Aim of the exercise
Locate the lines where "chart" occurs and copy them as they stand.

Given data
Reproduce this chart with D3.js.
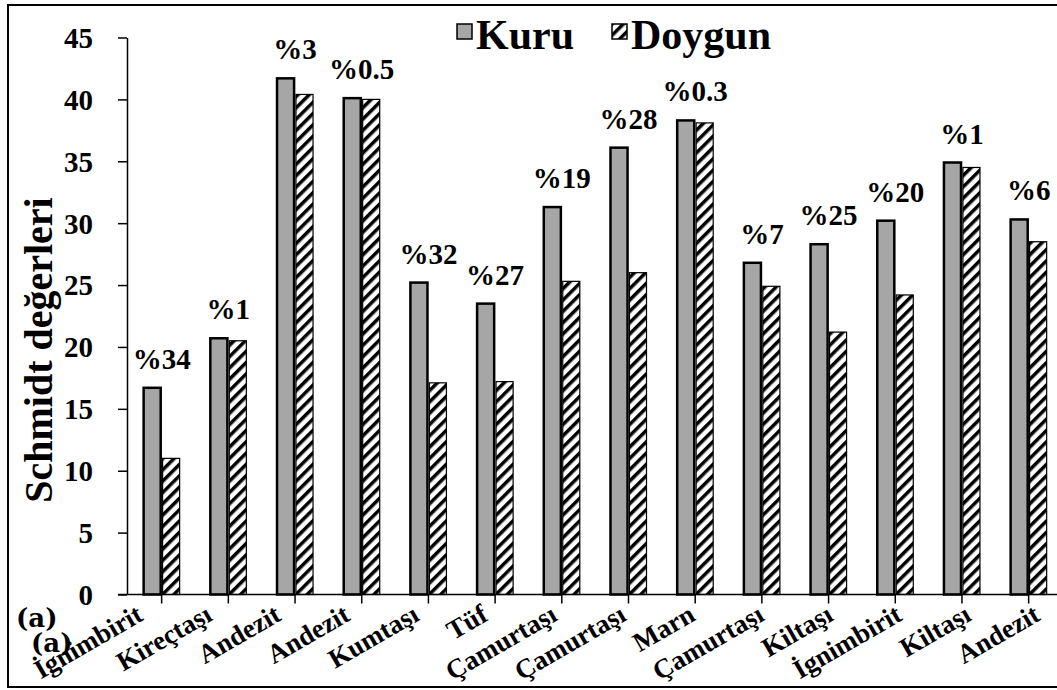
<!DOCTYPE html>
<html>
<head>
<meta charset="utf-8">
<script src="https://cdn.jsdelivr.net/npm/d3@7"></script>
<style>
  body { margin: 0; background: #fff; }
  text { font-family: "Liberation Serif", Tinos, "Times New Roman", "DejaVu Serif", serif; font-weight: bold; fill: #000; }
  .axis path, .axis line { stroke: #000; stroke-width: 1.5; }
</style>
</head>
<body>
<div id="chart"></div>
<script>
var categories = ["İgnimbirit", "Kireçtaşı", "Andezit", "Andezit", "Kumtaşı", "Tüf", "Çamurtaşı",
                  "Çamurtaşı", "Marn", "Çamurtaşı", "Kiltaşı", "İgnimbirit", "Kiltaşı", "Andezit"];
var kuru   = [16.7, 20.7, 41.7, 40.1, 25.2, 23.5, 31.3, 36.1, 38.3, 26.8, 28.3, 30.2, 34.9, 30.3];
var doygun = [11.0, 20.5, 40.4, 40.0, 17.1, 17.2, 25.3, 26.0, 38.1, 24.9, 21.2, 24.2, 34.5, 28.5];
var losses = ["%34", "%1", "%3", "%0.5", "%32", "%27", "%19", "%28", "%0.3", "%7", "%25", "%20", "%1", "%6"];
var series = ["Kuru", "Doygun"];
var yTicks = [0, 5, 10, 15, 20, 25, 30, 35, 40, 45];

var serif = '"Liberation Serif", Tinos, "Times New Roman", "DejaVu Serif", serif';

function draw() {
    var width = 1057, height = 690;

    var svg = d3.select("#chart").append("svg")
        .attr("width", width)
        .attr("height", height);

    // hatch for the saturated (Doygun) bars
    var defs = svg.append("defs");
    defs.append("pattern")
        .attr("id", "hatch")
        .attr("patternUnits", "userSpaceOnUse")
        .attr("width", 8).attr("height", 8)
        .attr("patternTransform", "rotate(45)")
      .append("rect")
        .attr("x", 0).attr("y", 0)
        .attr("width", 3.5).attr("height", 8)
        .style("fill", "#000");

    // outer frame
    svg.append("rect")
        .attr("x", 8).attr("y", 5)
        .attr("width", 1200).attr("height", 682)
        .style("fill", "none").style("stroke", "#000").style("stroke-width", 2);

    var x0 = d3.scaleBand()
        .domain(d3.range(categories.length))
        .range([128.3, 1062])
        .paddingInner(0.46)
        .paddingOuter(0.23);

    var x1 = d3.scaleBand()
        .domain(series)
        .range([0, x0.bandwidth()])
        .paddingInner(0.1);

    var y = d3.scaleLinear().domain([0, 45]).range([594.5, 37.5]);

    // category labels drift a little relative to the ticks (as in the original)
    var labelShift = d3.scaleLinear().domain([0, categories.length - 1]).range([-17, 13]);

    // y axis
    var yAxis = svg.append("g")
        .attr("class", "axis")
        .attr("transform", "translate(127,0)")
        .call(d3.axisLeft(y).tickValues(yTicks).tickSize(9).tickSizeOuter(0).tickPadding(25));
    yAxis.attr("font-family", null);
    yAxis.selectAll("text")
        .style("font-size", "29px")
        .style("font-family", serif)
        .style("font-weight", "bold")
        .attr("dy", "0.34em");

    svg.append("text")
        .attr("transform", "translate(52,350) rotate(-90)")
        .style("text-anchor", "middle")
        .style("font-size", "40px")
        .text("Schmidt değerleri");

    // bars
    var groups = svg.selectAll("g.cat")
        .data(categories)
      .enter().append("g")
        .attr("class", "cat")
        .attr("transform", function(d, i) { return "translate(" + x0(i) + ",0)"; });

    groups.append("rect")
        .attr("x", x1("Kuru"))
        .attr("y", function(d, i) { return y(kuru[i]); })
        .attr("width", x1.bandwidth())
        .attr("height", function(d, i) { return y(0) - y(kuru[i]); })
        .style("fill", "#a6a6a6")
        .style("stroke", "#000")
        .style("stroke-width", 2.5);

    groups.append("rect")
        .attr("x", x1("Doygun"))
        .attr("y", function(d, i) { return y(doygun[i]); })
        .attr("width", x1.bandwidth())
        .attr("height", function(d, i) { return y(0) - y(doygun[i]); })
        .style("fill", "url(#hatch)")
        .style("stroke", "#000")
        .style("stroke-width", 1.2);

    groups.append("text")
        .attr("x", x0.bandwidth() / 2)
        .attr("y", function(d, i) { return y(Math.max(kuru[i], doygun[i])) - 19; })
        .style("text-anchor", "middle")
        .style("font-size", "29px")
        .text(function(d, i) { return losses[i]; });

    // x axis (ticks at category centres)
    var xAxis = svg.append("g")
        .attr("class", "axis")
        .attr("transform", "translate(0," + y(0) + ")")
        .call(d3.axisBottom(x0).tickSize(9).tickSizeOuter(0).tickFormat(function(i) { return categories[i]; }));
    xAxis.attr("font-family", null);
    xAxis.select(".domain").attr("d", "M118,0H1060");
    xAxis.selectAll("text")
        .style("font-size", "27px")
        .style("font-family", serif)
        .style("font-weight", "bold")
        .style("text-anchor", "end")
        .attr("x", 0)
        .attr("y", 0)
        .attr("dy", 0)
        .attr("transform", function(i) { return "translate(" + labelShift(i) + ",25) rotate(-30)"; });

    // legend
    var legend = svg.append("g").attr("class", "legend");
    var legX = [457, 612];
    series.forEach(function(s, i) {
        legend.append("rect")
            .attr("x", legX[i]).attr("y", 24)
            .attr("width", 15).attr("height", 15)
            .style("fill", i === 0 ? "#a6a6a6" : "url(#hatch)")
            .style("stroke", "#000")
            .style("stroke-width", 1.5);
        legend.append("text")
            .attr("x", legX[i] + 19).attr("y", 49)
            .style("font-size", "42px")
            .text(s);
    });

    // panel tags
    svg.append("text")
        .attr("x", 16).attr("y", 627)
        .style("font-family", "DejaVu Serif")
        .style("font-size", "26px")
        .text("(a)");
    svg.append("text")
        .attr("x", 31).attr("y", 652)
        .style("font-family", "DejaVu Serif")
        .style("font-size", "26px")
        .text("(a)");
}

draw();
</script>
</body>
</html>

The output
Reproduce this chart with D3.js.
<div id="chart"></div>
    var svg = d3.select("#chart").append("svg")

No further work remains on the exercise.